Data to use:
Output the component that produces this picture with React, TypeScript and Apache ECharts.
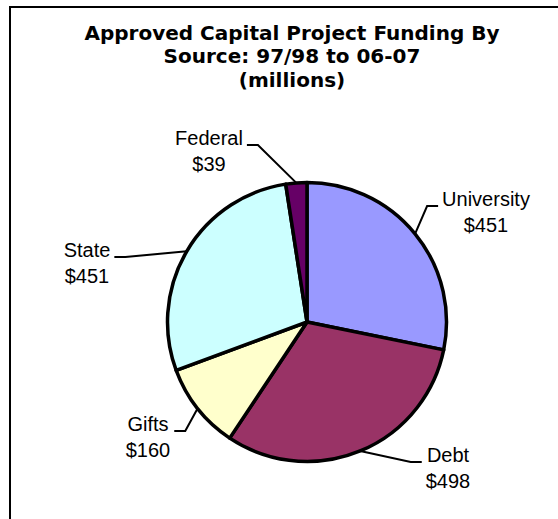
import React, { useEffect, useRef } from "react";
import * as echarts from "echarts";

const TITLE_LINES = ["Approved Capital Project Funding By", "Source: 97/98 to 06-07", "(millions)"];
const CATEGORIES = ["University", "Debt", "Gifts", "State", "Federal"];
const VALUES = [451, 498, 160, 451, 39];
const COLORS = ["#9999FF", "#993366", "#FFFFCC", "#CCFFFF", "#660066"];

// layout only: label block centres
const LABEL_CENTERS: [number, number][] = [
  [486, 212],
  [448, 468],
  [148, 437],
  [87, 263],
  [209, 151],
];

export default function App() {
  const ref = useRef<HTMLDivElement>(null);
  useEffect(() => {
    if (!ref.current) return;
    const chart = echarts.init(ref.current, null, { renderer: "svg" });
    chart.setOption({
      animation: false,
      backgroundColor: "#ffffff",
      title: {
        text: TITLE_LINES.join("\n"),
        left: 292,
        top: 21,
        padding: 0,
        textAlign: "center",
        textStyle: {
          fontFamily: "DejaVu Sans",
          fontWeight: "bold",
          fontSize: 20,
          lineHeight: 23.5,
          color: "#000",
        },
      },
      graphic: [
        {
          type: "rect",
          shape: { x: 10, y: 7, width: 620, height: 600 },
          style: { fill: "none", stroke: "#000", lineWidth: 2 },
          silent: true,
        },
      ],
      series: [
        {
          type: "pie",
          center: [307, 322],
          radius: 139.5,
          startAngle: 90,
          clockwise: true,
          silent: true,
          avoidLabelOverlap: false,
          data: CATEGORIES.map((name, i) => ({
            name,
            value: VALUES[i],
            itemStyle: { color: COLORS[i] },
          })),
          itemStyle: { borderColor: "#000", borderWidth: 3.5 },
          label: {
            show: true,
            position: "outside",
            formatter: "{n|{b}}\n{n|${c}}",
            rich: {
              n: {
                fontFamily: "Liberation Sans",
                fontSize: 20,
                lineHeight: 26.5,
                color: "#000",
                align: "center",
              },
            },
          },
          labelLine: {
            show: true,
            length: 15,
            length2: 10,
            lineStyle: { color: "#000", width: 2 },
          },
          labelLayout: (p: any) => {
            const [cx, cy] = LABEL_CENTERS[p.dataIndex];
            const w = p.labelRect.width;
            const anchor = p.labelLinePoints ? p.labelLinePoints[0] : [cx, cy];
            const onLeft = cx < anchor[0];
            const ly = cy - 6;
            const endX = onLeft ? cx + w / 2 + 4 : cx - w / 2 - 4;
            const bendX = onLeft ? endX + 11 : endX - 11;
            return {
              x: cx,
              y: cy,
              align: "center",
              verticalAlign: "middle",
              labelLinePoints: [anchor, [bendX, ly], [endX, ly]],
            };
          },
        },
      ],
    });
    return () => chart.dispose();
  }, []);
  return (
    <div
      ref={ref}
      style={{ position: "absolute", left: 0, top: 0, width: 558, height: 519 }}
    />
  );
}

---

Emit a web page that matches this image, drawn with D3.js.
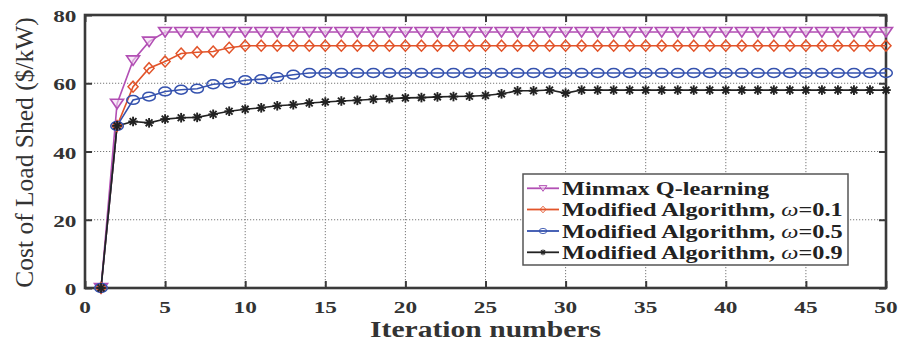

Given instruction: Go through the listing above and return every line where the word "React" occurs.

Full solution:
Output the component that produces this picture with React, TypeScript and Apache ECharts.
import React, { useEffect, useRef } from "react";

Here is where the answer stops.